Set problem: The required output consists solely of the lines from the one containing "Recreate this image as a Python script that uses matplotlib." down to the one containing "plt.rcParams['font.family'] = ['Lato', 'DejaVu", both included, each quoted exactly.

Source records:
§
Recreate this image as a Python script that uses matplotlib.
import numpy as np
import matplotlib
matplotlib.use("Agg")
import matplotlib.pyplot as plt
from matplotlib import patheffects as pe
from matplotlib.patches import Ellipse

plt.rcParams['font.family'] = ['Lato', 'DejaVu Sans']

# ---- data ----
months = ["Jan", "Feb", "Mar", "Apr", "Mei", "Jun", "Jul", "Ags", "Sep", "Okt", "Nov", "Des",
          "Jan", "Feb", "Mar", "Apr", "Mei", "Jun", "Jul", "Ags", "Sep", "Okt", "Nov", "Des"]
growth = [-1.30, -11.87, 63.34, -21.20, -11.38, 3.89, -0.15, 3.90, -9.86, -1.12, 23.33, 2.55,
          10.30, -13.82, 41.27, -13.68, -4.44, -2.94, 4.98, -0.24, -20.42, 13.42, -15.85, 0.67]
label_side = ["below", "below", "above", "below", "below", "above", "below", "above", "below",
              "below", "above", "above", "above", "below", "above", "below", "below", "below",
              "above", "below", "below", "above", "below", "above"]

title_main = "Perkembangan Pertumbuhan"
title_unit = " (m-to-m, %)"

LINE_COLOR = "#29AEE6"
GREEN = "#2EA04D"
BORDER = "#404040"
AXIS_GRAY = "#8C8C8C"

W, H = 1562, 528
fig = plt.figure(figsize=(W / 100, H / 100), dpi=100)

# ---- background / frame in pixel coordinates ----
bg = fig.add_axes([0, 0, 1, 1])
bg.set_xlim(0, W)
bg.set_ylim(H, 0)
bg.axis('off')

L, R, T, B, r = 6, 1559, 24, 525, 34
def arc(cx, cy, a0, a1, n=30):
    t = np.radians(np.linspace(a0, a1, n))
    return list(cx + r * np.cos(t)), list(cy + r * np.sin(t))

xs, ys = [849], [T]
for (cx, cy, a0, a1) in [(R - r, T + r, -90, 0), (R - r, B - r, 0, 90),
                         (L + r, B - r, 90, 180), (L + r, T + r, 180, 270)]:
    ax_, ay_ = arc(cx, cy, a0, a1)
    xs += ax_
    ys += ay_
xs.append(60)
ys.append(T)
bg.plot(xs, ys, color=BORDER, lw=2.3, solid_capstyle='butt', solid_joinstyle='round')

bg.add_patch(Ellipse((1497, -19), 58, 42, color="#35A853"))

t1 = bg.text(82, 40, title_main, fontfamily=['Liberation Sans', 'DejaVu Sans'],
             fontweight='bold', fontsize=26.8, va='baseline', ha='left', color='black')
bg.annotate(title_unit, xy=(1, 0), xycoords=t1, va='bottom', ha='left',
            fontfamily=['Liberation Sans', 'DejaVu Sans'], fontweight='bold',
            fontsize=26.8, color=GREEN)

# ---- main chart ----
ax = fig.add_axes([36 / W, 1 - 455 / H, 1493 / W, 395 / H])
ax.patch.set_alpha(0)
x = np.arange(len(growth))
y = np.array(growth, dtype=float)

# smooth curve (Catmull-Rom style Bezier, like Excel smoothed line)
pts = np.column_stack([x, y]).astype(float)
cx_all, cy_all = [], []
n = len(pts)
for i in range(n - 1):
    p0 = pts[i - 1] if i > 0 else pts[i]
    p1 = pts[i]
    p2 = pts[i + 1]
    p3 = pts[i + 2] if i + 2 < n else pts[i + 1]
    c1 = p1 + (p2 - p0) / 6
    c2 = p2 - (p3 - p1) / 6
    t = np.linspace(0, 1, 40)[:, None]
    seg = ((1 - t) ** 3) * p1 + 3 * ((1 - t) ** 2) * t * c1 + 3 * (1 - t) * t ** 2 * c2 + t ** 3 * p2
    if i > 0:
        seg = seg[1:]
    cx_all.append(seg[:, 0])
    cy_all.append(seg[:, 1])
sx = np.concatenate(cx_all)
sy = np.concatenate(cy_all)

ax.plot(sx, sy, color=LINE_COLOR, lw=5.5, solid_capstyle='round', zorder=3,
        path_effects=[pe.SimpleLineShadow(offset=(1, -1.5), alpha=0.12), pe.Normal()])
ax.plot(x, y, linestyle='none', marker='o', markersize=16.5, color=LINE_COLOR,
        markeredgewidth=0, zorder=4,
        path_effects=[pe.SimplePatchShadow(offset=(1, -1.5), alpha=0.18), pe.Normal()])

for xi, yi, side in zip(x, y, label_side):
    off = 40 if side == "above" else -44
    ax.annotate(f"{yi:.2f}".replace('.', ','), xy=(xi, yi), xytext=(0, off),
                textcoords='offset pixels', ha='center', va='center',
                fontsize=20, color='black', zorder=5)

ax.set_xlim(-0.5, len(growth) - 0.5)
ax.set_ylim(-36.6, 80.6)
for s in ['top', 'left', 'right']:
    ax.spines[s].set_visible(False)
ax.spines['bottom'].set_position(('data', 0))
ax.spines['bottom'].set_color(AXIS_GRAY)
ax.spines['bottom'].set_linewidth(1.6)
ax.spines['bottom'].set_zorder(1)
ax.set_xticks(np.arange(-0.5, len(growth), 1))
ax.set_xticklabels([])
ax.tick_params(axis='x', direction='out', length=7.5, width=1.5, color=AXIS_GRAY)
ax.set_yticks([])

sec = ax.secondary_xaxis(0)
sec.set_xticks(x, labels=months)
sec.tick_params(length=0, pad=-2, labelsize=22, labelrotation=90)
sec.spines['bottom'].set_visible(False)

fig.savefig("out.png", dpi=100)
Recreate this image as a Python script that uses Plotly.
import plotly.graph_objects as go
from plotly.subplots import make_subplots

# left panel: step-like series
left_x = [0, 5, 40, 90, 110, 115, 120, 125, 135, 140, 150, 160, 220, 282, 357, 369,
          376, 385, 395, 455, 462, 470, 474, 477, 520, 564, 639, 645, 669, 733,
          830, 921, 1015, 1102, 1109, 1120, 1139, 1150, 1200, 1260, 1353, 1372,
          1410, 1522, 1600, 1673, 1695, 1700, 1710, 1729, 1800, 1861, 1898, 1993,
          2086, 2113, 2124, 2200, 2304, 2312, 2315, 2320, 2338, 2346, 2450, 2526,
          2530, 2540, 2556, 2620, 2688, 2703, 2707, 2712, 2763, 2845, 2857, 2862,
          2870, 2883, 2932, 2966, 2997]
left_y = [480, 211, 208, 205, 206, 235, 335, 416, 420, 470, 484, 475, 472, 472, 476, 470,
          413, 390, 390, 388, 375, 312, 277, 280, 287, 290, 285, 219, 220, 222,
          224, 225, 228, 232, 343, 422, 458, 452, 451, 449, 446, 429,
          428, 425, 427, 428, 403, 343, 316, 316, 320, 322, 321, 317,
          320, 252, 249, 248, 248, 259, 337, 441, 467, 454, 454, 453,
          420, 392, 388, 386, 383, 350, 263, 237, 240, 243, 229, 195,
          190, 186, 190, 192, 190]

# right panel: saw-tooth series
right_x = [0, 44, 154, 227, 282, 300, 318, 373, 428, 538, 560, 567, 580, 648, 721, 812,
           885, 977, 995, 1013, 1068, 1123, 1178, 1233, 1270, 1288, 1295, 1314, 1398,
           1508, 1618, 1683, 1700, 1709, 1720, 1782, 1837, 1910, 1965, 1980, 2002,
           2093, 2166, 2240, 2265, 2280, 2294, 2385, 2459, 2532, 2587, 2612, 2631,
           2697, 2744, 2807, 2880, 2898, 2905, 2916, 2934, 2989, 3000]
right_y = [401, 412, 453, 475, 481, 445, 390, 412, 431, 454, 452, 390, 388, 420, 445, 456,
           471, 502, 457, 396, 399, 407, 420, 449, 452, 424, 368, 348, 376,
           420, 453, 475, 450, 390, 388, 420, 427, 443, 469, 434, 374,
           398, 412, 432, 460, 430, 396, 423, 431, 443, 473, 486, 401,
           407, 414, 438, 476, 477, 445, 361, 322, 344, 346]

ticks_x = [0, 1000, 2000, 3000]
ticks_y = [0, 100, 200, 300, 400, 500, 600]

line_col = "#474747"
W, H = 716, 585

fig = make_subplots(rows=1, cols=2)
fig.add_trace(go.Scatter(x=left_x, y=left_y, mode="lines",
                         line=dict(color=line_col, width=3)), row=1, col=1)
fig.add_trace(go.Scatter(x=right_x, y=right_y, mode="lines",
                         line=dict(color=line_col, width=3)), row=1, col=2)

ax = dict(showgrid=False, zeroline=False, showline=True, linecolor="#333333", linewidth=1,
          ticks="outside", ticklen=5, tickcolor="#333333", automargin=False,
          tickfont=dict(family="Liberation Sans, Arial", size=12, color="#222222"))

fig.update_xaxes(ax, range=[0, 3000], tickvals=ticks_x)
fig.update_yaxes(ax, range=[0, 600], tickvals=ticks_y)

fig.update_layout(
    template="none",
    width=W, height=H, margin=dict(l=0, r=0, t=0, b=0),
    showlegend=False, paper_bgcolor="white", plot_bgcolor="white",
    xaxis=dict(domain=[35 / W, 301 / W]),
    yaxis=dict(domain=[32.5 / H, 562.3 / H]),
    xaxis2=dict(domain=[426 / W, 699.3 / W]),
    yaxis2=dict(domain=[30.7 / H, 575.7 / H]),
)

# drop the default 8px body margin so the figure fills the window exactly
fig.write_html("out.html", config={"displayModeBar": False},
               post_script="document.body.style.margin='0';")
§
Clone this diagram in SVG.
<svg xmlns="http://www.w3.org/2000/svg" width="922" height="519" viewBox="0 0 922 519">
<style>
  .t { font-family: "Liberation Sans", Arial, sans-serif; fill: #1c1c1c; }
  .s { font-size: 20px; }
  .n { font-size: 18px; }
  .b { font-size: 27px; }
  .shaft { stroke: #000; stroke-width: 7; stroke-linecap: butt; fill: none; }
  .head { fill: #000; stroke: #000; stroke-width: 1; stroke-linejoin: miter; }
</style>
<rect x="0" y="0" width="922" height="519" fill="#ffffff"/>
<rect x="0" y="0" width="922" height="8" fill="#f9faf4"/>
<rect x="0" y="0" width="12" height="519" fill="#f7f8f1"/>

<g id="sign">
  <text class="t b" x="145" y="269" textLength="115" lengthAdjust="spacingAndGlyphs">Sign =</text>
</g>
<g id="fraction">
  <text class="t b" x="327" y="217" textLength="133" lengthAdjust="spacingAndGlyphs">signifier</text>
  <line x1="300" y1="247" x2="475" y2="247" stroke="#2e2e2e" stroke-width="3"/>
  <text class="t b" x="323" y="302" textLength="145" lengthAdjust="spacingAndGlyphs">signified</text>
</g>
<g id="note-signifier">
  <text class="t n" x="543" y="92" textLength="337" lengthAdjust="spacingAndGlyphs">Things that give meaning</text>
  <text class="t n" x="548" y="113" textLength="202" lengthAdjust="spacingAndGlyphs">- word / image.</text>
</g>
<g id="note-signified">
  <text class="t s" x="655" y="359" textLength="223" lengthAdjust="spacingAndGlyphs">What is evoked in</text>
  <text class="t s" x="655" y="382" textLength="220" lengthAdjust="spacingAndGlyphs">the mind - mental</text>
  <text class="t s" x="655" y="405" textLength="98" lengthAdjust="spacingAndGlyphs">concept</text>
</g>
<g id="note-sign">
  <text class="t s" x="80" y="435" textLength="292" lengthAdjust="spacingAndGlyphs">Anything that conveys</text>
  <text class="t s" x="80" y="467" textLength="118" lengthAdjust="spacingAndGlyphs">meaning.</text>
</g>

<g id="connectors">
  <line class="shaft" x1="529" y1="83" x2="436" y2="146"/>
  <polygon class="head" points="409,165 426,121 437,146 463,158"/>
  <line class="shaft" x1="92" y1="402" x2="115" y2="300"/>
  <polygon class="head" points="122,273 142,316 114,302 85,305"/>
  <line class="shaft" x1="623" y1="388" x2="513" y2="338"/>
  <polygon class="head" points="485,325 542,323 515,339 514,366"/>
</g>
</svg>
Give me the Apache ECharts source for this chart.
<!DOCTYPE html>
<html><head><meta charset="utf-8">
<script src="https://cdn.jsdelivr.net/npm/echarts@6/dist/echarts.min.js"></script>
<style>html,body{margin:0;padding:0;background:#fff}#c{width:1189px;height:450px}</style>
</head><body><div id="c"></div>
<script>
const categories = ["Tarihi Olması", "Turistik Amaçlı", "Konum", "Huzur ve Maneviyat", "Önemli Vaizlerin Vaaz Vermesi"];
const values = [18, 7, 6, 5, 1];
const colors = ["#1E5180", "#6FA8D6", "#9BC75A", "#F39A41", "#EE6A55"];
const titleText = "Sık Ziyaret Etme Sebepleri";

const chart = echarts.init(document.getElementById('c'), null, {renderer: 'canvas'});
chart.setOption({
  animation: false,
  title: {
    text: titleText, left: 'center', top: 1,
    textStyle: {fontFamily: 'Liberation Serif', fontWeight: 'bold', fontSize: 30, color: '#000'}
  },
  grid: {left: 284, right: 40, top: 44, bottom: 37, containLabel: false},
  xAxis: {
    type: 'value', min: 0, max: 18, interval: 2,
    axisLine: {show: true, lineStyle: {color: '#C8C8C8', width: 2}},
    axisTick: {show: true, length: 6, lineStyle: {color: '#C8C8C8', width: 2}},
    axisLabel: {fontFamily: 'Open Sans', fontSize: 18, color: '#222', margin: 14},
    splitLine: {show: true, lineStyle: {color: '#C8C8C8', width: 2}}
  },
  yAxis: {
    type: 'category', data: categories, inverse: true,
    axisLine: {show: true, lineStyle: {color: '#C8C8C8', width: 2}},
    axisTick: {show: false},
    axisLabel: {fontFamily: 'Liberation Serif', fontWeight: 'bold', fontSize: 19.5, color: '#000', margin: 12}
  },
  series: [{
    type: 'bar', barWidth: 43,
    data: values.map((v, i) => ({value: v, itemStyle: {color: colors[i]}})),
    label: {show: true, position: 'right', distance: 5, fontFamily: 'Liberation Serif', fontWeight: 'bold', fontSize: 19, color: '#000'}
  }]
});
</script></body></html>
§
Final result:
Recreate this image as a Python script that uses matplotlib.
import numpy as np
import matplotlib
matplotlib.use("Agg")
import matplotlib.pyplot as plt
from matplotlib import patheffects as pe
from matplotlib.patches import Ellipse

plt.rcParams['font.family'] = ['Lato', 'DejaVu Sans']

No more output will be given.